Su had attended a seminar at which Tony Crisp explained how to work with the open approach. She describes her experience as follows:

“When Tony came to explain the process to the group, I had just reached the point of despair with my marriage. A few days before, I had taken the first step towards breaking it. From the first my experience of inner-directed movement wove itself, directly or indirectly, into my outer life. It was never a separate thing going on inside only.

Tony explained to us about letting whatever came, come. I did not understand too well, but lay down with the others and he came to each of us briefly and moved our arms, and left us lying. Perhaps two minutes passed when I felt a distinct twitching around my brow, which was repeated, and then it spread down my face, a downward pressing movement. My face was involved then in a big muscular movement, pressing down, seeming to flatten the face, and then spread down the body towards the feet. Gradually my whole body became involved in big waves of pressing movement that flowed down, lifting and tossing my legs, so that my heels were banging on the floor. Wave succeeded wave. I did as he said, and let it happen, using the skills to relax that I had learnt. I wasn’t afraid, although I couldn’t imagine what was happening to me. Instead I felt happy and elated, warmed through. I knew I had found something of great significance, but it was many months before I could put words to it. It remained an intriguing mystery, like a dropping away of chains, or a touching of promise, while I passed through the pain of divorce. I feel that my experience that day released considerable energy. It did not break my marriage – that would have happened anyway. But I received strength that I used for my needs at that time. Months later it came to me with the force of revelation, that I had been born that day.”
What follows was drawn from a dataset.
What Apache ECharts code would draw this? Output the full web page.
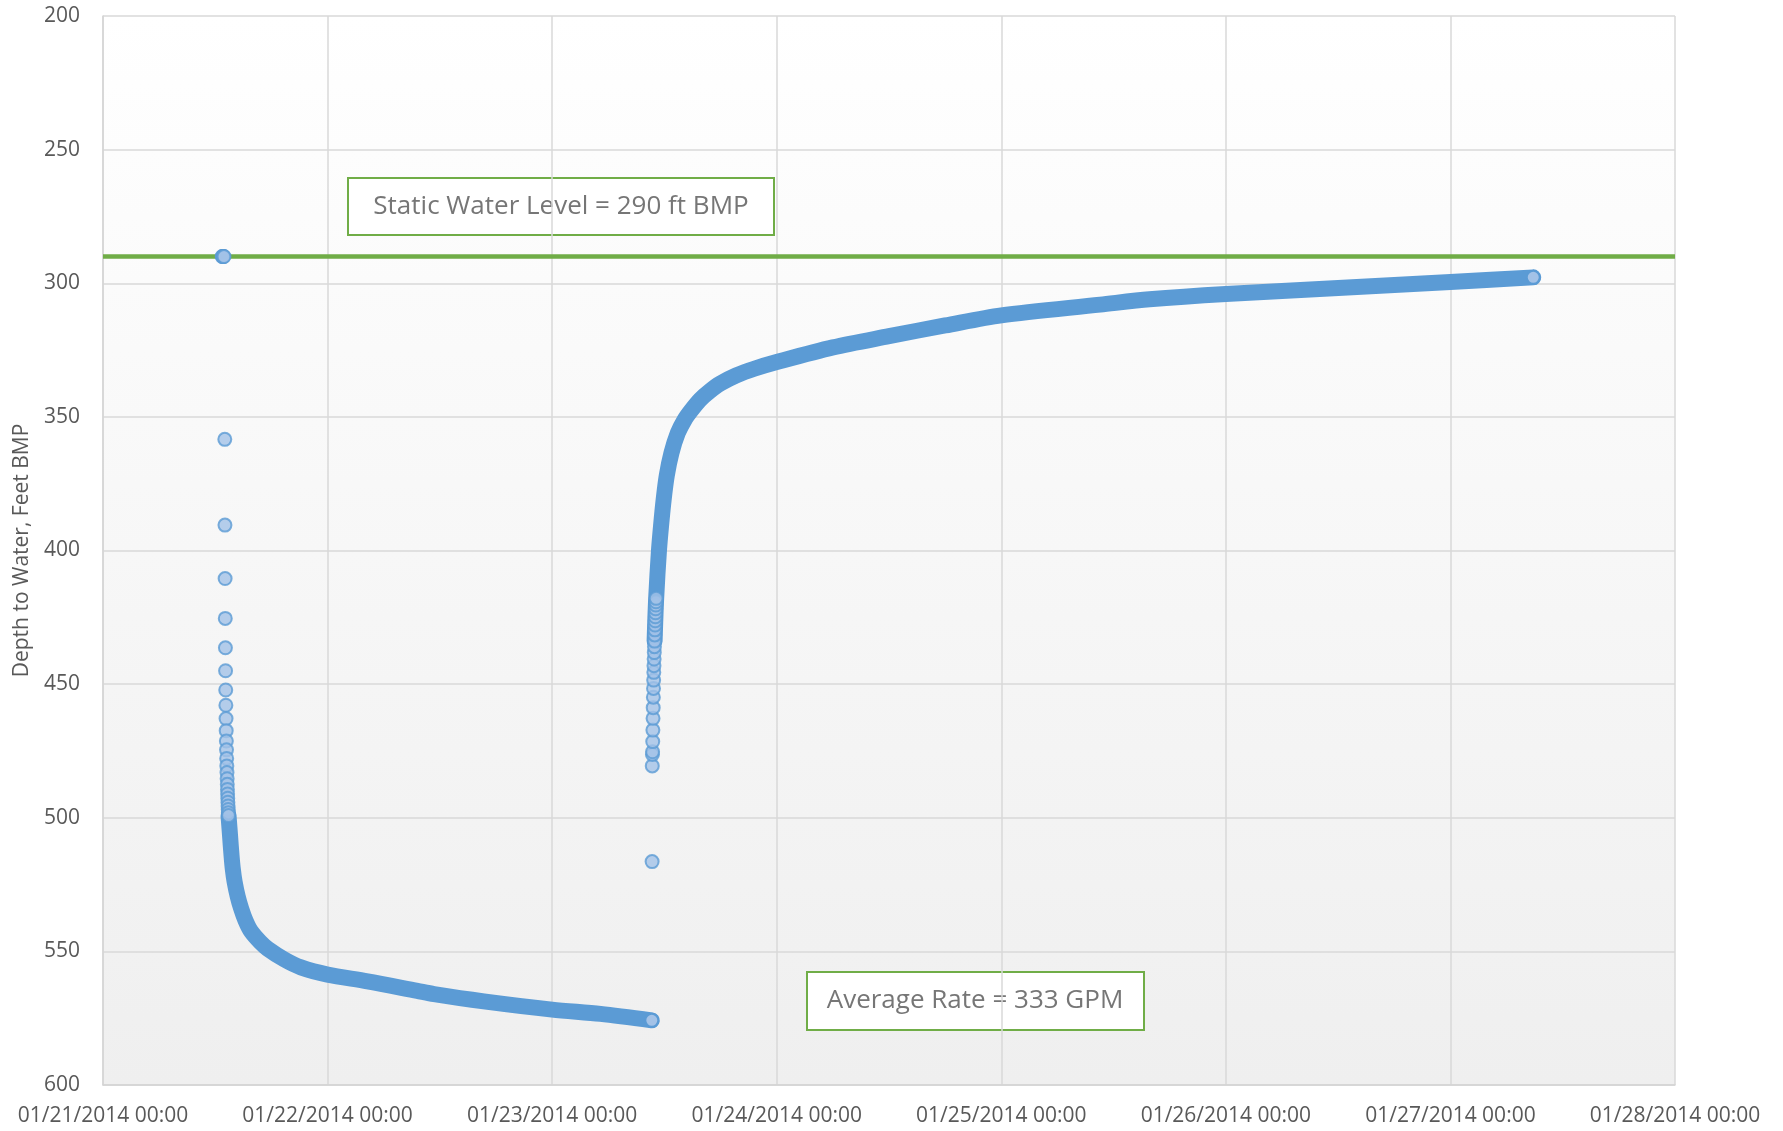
<!DOCTYPE html>
<html>
<head>
<meta charset="utf-8">
<title>Depth to Water</title>
<script src="https://cdn.jsdelivr.net/npm/echarts@6.0.0/dist/echarts.min.js"></script>
<style>
  html, body { margin: 0; padding: 0; background: #ffffff; }
  #chart { width: 1783px; height: 1131px; }
</style>
</head>
<body>
<div id="chart"></div>
<script>
// ---- Well readings (depth to water, feet below measuring point) ----
const staticWaterLevel = 290;
const averageRateGpm = 333;

// Pumping test: early transducer readings (drawn as individual markers)
const pumpingMarkerTimes = [
  '2014-01-21 12:44', '2014-01-21 12:47', '2014-01-21 12:50', '2014-01-21 12:53', '2014-01-21 12:56',
  '2014-01-21 13:01', '2014-01-21 13:02', '2014-01-21 13:03', '2014-01-21 13:04', '2014-01-21 13:05',
  '2014-01-21 13:06', '2014-01-21 13:07', '2014-01-21 13:08', '2014-01-21 13:09', '2014-01-21 13:10',
  '2014-01-21 13:11', '2014-01-21 13:12', '2014-01-21 13:13', '2014-01-21 13:14', '2014-01-21 13:15',
  '2014-01-21 13:16', '2014-01-21 13:17', '2014-01-21 13:18', '2014-01-21 13:19', '2014-01-21 13:20',
  '2014-01-21 13:21', '2014-01-21 13:22', '2014-01-21 13:23', '2014-01-21 13:24', '2014-01-21 13:25'
];
const pumpingMarkerDepths = [
  290, 290, 290, 290, 290,
  358.4, 390.5, 410.5, 425.4, 436.4,
  445.0, 452.2, 457.9, 462.9, 467.4,
  471.3, 474.6, 477.8, 480.6, 483.1,
  485.4, 487.5, 489.4, 491.1, 492.7,
  494.2, 495.6, 496.9, 498.1, 499.2
];

// Pumping test: continuous drawdown record
const pumpingTrendTimes = [
  '2014-01-21 13:25', '2014-01-21 13:35', '2014-01-21 13:44', '2014-01-21 13:52', '2014-01-21 14:04',
  '2014-01-21 14:24', '2014-01-21 14:46', '2014-01-21 15:14', '2014-01-21 15:49', '2014-01-21 16:48',
  '2014-01-21 17:36', '2014-01-21 19:22', '2014-01-21 21:09', '2014-01-22 00:00', '2014-01-22 04:16',
  '2014-01-22 09:36', '2014-01-22 11:23', '2014-01-22 16:42', '2014-01-23 00:00', '2014-01-23 05:10',
  '2014-01-23 10:39'
];
const pumpingTrendDepths = [
  499.2, 507, 514, 519, 524,
  529.5, 534, 538.5, 542.5, 546.5,
  549, 553, 556, 558.7, 561.2,
  564.8, 566.0, 568.7, 571.8, 573.4,
  575.8
];

// Recovery: early transducer readings after the pump was shut off
const recoveryMarkerTimes = [
  '2014-01-23 10:41', '2014-01-23 10:42', '2014-01-23 10:43', '2014-01-23 10:44', '2014-01-23 10:45',
  '2014-01-23 10:46', '2014-01-23 10:47', '2014-01-23 10:48', '2014-01-23 10:49', '2014-01-23 10:50',
  '2014-01-23 10:51', '2014-01-23 10:52', '2014-01-23 10:53', '2014-01-23 10:54', '2014-01-23 10:55',
  '2014-01-23 10:56', '2014-01-23 10:57', '2014-01-23 10:58', '2014-01-23 10:59', '2014-01-23 11:00',
  '2014-01-23 11:01', '2014-01-23 11:02', '2014-01-23 11:03', '2014-01-23 11:04', '2014-01-23 11:05',
  '2014-01-23 11:06', '2014-01-23 11:07'
];
const recoveryMarkerDepths = [
  516.4, 480.6, 476.3, 475.3, 471.5,
  467.2, 462.8, 458.8, 454.9, 451.6,
  448.5, 445.6, 443.1, 440.6, 438.2,
  436.0, 433.9, 431.6, 429.7, 427.9,
  426.3, 424.8, 423.3, 421.8, 420.4,
  419.2, 417.9
];

// Recovery: continuous record
const recoveryTrendTimes = [
  '2014-01-23 10:57', '2014-01-23 11:07', '2014-01-23 11:25', '2014-01-23 11:38', '2014-01-23 11:55',
  '2014-01-23 12:15', '2014-01-23 12:45', '2014-01-23 13:26', '2014-01-23 14:10', '2014-01-23 14:53',
  '2014-01-23 15:50', '2014-01-23 16:48', '2014-01-23 18:00', '2014-01-23 19:41', '2014-01-23 21:36',
  '2014-01-24 00:00', '2014-01-24 06:00', '2014-01-24 12:00', '2014-01-24 18:00', '2014-01-25 00:00',
  '2014-01-25 10:34', '2014-01-25 15:50', '2014-01-26 00:00', '2014-01-26 12:00', '2014-01-27 00:00',
  '2014-01-27 08:51'
];
const recoveryTrendDepths = [
  433.9, 417.9, 400, 391, 381,
  372, 363.5, 356, 351, 347.5,
  343.5, 340.5, 337.5, 334.5, 332,
  329.5, 324, 319.8, 315.8, 312,
  308, 306, 304, 301.8, 299.5,
  297.8
];

// Axis ranges
const xStart = '2014-01-21 00:00';
const xEnd = '2014-01-28 00:00';
const depthMin = 200;
const depthMax = 600;
const depthStep = 50;

// ---- helpers ----
const DAY_MS = 86400000;
function toMs(s) {
  const [d, t] = s.split(' ');
  const [Y, M, D] = d.split('-').map(Number);
  const [h, m] = t.split(':').map(Number);
  return Date.UTC(Y, M - 1, D, h, m);
}
function pad(n) { return String(n).padStart(2, '0'); }
function fmtDate(v) {
  const d = new Date(v);
  return pad(d.getUTCMonth() + 1) + '/' + pad(d.getUTCDate()) + '/' + d.getUTCFullYear() +
    ' ' + pad(d.getUTCHours()) + ':' + pad(d.getUTCMinutes());
}
function pairs(times, depths) {
  return times.map((t, i) => [toMs(t), depths[i]]);
}

const FONT = "'Open Sans', 'Liberation Sans', sans-serif";
const BLUE = '#5b9bd5';
const markerStyle = { color: '#a3c2e7', borderColor: BLUE, borderWidth: 2 };

// individual readings sit on top of the continuous band
function markerSeries(name, times, depths) {
  return {
    name, type: 'scatter', data: pairs(times, depths),
    symbol: 'circle', symbolSize: 13, itemStyle: markerStyle, z: 5
  };
}
function trendSeries(name, times, depths) {
  const n = times.length;
  return {
    name, type: 'line',
    data: times.map((t, i) => ({ value: [toMs(t), depths[i]], symbol: i === n - 1 ? 'circle' : 'none' })),
    showSymbol: true, showAllSymbol: true, symbolSize: 13,
    smooth: 0.3,
    itemStyle: markerStyle,
    lineStyle: { color: BLUE, width: 16, cap: 'round', join: 'round' },
    z: 4
  };
}

const chart = echarts.init(document.getElementById('chart'), null, { renderer: 'canvas' });

const option = {
  animation: false,
  backgroundColor: '#ffffff',
  textStyle: { fontFamily: FONT },
  grid: {
    left: 103, right: 108, top: 16, bottom: 46,
    show: true, borderWidth: 0,
    backgroundColor: new echarts.graphic.LinearGradient(0, 0, 0, 1, [
      { offset: 0, color: '#ffffff' },
      { offset: 1, color: '#efefef' }
    ])
  },
  xAxis: {
    type: 'value',
    min: toMs(xStart), max: toMs(xEnd), interval: DAY_MS,
    axisLine: { show: true, lineStyle: { color: '#d4d4d4', width: 1.5 } },
    axisTick: { show: false },
    splitLine: { show: true, lineStyle: { color: '#d9d9d9', width: 1.5 } },
    axisLabel: {
      formatter: fmtDate, color: '#595959', fontSize: 21, fontFamily: FONT, margin: 21
    }
  },
  yAxis: {
    type: 'value', inverse: true,
    min: depthMin, max: depthMax, interval: depthStep,
    name: 'Depth to Water, Feet BMP', nameLocation: 'middle', nameGap: 70,
    nameTextStyle: { color: '#595959', fontSize: 21, fontFamily: FONT },
    axisLine: { show: true, lineStyle: { color: '#d4d4d4', width: 1.5 } },
    axisTick: { show: false },
    splitLine: { show: true, lineStyle: { color: '#d9d9d9', width: 1.5 } },
    axisLabel: { color: '#595959', fontSize: 21, fontFamily: FONT, margin: 23 }
  },
  series: [
    {
      name: 'Static Water Level', type: 'line', data: [], z: 2,
      markLine: {
        silent: true, symbol: ['none', 'none'], label: { show: false },
        lineStyle: { color: '#70ad47', width: 4.5, type: 'solid' },
        data: [{ yAxis: staticWaterLevel }]
      }
    },
    markerSeries('Pumping', pumpingMarkerTimes, pumpingMarkerDepths),
    trendSeries('Pumping trend', pumpingTrendTimes, pumpingTrendDepths),
    markerSeries('Recovery', recoveryMarkerTimes, recoveryMarkerDepths),
    trendSeries('Recovery trend', recoveryTrendTimes, recoveryTrendDepths)
  ],
  graphic: [
    {
      type: 'group', left: 347, top: 177, z: 10,
      children: [
        { type: 'rect', shape: { x: 0, y: 0, width: 426, height: 57 },
          style: { fill: '#ffffff', stroke: '#70ad47', lineWidth: 2 } },
        { type: 'text', x: 213, y: 29,
          style: { text: 'Static Water Level = ' + staticWaterLevel + ' ft BMP', fill: '#767676',
                   font: '26px ' + FONT, textAlign: 'center', textVerticalAlign: 'middle' } }
      ]
    },
    {
      type: 'group', left: 806, top: 971, z: 10,
      children: [
        { type: 'rect', shape: { x: 0, y: 0, width: 337, height: 58 },
          style: { fill: '#ffffff', stroke: '#70ad47', lineWidth: 2 } },
        { type: 'text', x: 168, y: 29,
          style: { text: 'Average Rate = ' + averageRateGpm + ' GPM', fill: '#767676',
                   font: '26px ' + FONT, textAlign: 'center', textVerticalAlign: 'middle' } }
      ]
    }
  ]
};

chart.setOption(option);
</script>
</body>
</html>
“I started that session by being led into various movements like setting up exercises, bending and squatting. A moment of stillness followed, and then suddenly I began to dance. No, that is incorrect. I did not dance; I was danced from within, for I didn’t know the plan of the dance. Nor did I understand it for many weeks afterwards. But now I will describe it with the understanding that came later.

I danced Creation. With great sweeping movements I gathered up material. With mighty breath I blew upon what was being gathered, and gradually a world was created. It was a great world which now, like Atlas, I carried upon my shoulders. But so mighty was this world I gradually fell beneath its weight, crushed and unable to rise. Yet there was something I needed call upon, something that would give strength if I but struggled hard enough and did not give up. So, like a trapped giant I struggled against the ponderous weight of my own creation until all of my resolve came together and released strength previously untapped. With mighty struggle, I lifted the world from my back to my chest. Then gradually I rose. Like a ball on the end of a chain I swung the world, at first slowly, but faster and faster. Suddenly and with relief I let go and the world was gone. It was the world of my own ideas, my own rigid moral beliefs, under which I had lain sick and defeated. The new strength was the release of the life energies causing self-regulation. And then it was as if I stood before the light of my own being, the cause of my own existence. Chains that had held my hands fell off and I lifted them to the light. Such a light! It was full of love and laughter. And a song of love burst from me spontaneously. It was love of life, of my cause. Then laughter came, for I had been such a fool, to crush myself with my own rigid morals, with my own emotions and strength. We were all fools, to crush ourselves with our own worlds, to chain ourselves with our own fears. But I laughed not just at myself, but with myself, for life was such joy, such pleasure, how could laughter not tumble from me?”